Sur des bases républicaines et laïques, ces bâtisseurs avaient construit un modèle unique de mixité sociale et ethnique et défié leurs détracteurs qui, par médias interposés se moquaient de l’inhumanité des cages à poules et du béton, certains allant jusqu’à inventer une épidémie locale, la sarcellite.

Des gens venus des quatre coins du monde, de Tunis, de Pondichéry , d’Izmir, des juifs, des bouddhistes, des musulmans, des chrétiens, et des Français de France cohabitaient dans le même hlm dans la paix et la joie. Leurs enfants fréquentaient les mêmes écoles et partageaient les mêmes préoccupations, que leurs parents soient pilotes de ligne chez Air France, maçons italiens, secrétaires picardes, bouchers égyptiens, ou profs rapatriés d’Algérie. La religion et les traditions de chacun ne dépassaient pas le seuil des maisons et ne se portaient pas en bandoulière, même si les échanges circulaient sous forme de nourritures ou de récits partagés.

À partir des années 80, tout change. Les équipements urbains se détériorent, le bâti se dégrade faute d ‘entretien, le prix des loyers devient trop cher.
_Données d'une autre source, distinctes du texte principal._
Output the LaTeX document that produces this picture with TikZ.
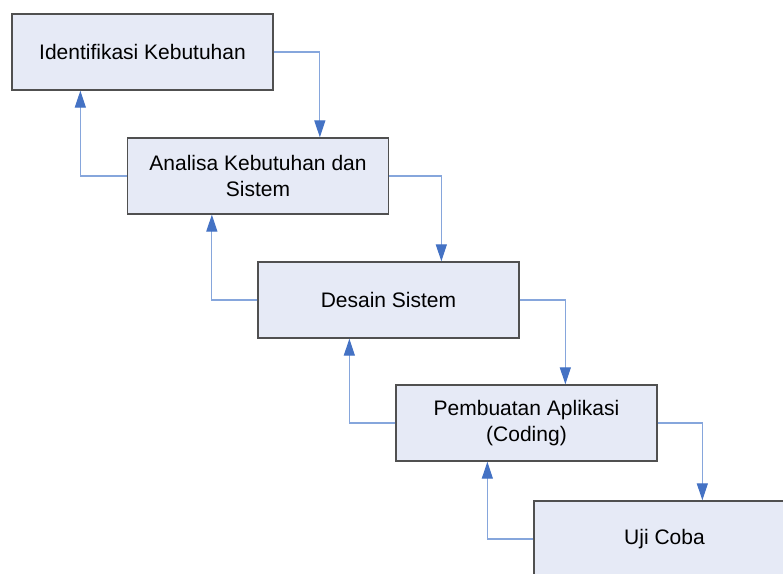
\documentclass[tikz,border=0pt]{standalone}
\usepackage{fontspec}
\setmainfont{Liberation Sans}
\usetikzlibrary{arrows.meta}
\definecolor{boxfill}{HTML}{E6EAF6}
\definecolor{boxline}{HTML}{505050}
\definecolor{linkline}{HTML}{86A6DC}
\definecolor{tipblue}{HTML}{4472C4}
\tikzset{
  phase/.style={draw=boxline, line width=1.3pt, fill=boxfill,
    minimum width=261pt, minimum height=76pt, inner sep=0pt,
    align=center, font=\fontsize{21}{26}\selectfont},
  link/.style={draw=linkline, line width=1.2pt,
    -{Triangle[length=17pt,width=11pt,color=tipblue]}}
}
\begin{document}
\begin{tikzpicture}[x=1pt,y=-1pt]
\useasboundingbox (0,0) rectangle (783,573);
\clip (0,0) rectangle (783,573);

% phases of the waterfall
\node[phase] (b1) at (142.5,52) {Identifikasi Kebutuhan};
\node[phase] (b2) at (258,176) {Analisa Kebutuhan dan\\Sistem};
\node[phase] (b3) at (388.5,300) {Desain Sistem};
\node[phase] (b4) at (526.5,423) {Pembuatan Aplikasi\\(Coding)};
\node[phase] (b5) at (664.5,539) {Uji Coba};

% forward flow: right side down to the next phase
\draw[link] (b1.east) -| ([xshift=193pt]b2.north west);
\draw[link] (b2.east) -| ([xshift=184pt]b3.north west);
\draw[link] (b3.east) -| ([xshift=170pt]b4.north west);
\draw[link] (b4.east) -| ([xshift=169pt]b5.north west);

% feedback: left side up to the previous phase
\draw[link] (b2.west) -| ([xshift=69pt]b1.south west);
\draw[link] (b3.west) -| ([xshift=85pt]b2.south west);
\draw[link] (b4.west) -| ([xshift=92pt]b3.south west);
\draw[link] (b5.west) -| ([xshift=92pt]b4.south west);
\end{tikzpicture}
\end{document}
On assiste à l’arrivée massive de familles nombreuses d’Afrique de l’Ouest. C’est à ces familles sans autres ressources que les aides de l’État, que l’on reloue ces appartements sans les refaire à neuf.
La physionomie de Sarcelles change radicalement. Les rues, le marché et les centres commerciaux, ressemblent plus à Bamako qu’à une ville de France.
La classe moyenne quitte la ville, mettant un terme au mythe de Sarcelles, à sa mixité sociale et à sa mixité ethnique, puisque les Français de France – de moins en moins nombreux dans la ville – forment aussi un groupe ethnique.

Sarcelles ne cessera dès lors de recueillir les immigrés les plus indigents, devenant la quatrième ville la plus pauvre de France. C’en est fini du Grand ensemble modèle. La ville est devenue un puzzle bancal où manquent les pièces maîtresses qui en firent autrefois un ensemble solide.

Les 90 communautés de Sarcelles, majoritairement musulmanes, vivent en vase clos. Les Juifs sont partis pour une grande part d’entre eux ; ceux qui restent, pour la plupart devenus orthodoxes, se regroupent dans une partie de la ville.
Les Chaldéens sont arrivés en masse. Ils ont construit la pus grande église chaldéenne de France et participent grandement à l’économie de la ville avec leurs nombreux commerces.

Certains d’entre eux, comme le tenancier du bar-tabac central, furent victimes de saccages le 20 juillet 2014, lorsqu’une manifestation pro-Gaza interdite tourna à l’émeute violente. Ce jour-là, on cria « Morts aux Juifs « dans les rues de Sarcelles !

Comment en est-on arrivé là ? C’est ce que tente de comprendre le documentaire Sarcellopolis.

Le début du film est touchant , comme un Je me souviens de Perec, grâce aux archives Ina et aux témoignages de quelques pionniers. Les images en noir et blanc et le langage châtié du siècle dernier ont toujours un charme désuet.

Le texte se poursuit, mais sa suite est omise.